GOAL: Copy each line of the data below with the word "chart".

━━━━━━━━━━━━━━━━━━━━━━━━━━━━━━

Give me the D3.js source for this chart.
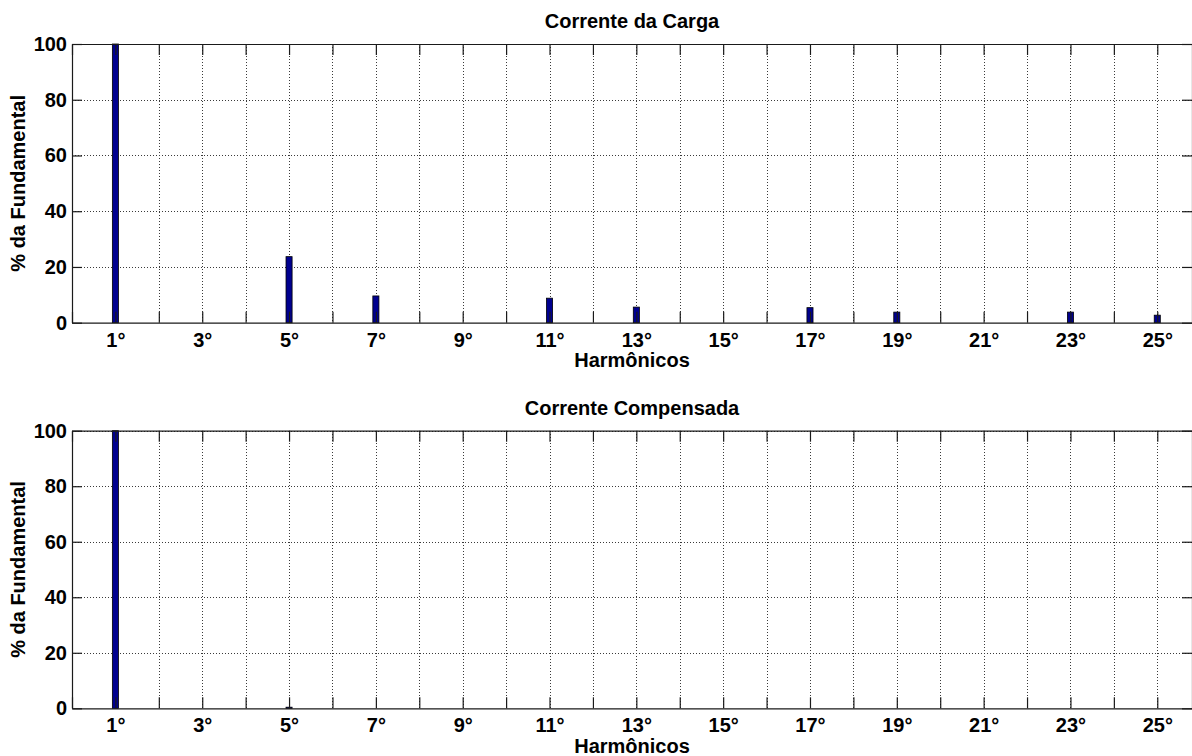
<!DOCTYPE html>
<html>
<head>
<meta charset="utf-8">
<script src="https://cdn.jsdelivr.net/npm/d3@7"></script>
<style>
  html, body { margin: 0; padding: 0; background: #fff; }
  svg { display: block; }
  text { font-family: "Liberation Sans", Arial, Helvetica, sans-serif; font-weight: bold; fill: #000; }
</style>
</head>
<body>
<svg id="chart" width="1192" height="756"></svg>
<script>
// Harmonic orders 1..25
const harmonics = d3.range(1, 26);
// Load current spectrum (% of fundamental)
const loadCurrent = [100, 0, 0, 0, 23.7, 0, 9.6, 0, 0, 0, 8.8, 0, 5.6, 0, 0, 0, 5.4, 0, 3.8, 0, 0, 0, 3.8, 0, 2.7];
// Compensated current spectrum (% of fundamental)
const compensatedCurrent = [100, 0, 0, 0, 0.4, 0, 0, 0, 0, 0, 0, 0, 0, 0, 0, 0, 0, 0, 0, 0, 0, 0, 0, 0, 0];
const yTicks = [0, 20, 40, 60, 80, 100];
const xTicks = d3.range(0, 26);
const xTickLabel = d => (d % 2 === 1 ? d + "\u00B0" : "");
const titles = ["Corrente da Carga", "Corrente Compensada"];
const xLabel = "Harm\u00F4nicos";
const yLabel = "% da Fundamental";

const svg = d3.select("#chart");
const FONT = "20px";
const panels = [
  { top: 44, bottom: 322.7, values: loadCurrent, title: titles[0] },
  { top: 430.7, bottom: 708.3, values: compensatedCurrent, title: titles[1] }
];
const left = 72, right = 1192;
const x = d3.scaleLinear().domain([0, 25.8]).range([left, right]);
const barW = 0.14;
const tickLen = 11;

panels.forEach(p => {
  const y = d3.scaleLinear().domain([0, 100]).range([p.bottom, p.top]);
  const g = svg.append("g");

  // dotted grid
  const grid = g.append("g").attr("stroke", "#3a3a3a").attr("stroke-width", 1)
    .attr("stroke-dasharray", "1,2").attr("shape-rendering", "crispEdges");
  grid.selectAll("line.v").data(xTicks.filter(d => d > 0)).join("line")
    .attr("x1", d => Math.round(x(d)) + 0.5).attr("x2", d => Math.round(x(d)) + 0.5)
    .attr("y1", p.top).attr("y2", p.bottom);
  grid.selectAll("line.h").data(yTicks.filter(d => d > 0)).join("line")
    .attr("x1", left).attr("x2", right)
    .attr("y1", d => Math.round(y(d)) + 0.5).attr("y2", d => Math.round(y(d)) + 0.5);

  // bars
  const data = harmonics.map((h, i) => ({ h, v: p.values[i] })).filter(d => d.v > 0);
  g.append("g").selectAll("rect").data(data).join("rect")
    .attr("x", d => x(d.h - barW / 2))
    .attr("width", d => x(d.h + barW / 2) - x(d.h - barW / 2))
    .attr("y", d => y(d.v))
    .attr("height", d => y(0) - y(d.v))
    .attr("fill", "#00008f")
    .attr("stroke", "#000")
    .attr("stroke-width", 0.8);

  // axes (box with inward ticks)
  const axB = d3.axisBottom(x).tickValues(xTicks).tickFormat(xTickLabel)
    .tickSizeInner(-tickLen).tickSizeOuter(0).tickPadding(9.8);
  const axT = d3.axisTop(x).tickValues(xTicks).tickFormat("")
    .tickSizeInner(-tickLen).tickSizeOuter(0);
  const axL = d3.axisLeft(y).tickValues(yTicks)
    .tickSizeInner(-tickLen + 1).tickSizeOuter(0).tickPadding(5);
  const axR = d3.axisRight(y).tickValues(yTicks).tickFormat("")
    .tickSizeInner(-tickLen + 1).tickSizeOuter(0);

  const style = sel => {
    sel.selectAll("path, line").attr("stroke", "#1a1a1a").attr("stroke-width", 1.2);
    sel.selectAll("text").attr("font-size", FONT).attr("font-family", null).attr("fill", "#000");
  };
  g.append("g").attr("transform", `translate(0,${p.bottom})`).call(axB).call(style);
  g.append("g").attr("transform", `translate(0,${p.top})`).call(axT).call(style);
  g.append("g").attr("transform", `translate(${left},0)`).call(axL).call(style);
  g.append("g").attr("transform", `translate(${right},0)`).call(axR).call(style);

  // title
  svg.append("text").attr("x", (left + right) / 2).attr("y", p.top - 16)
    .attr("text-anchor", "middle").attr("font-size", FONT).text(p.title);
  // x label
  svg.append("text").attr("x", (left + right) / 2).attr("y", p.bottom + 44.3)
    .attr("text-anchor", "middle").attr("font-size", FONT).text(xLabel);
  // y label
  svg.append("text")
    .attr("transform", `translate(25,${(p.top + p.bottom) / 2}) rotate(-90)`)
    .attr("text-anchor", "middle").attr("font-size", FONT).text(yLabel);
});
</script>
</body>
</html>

━━━━━━━━━━━━━━━━━━━━━━━━━━━━━━

SOLUTION FOR THIS PROBLEM:
Give me the D3.js source for this chart.
<svg id="chart" width="1192" height="756"></svg>
const svg = d3.select("#chart");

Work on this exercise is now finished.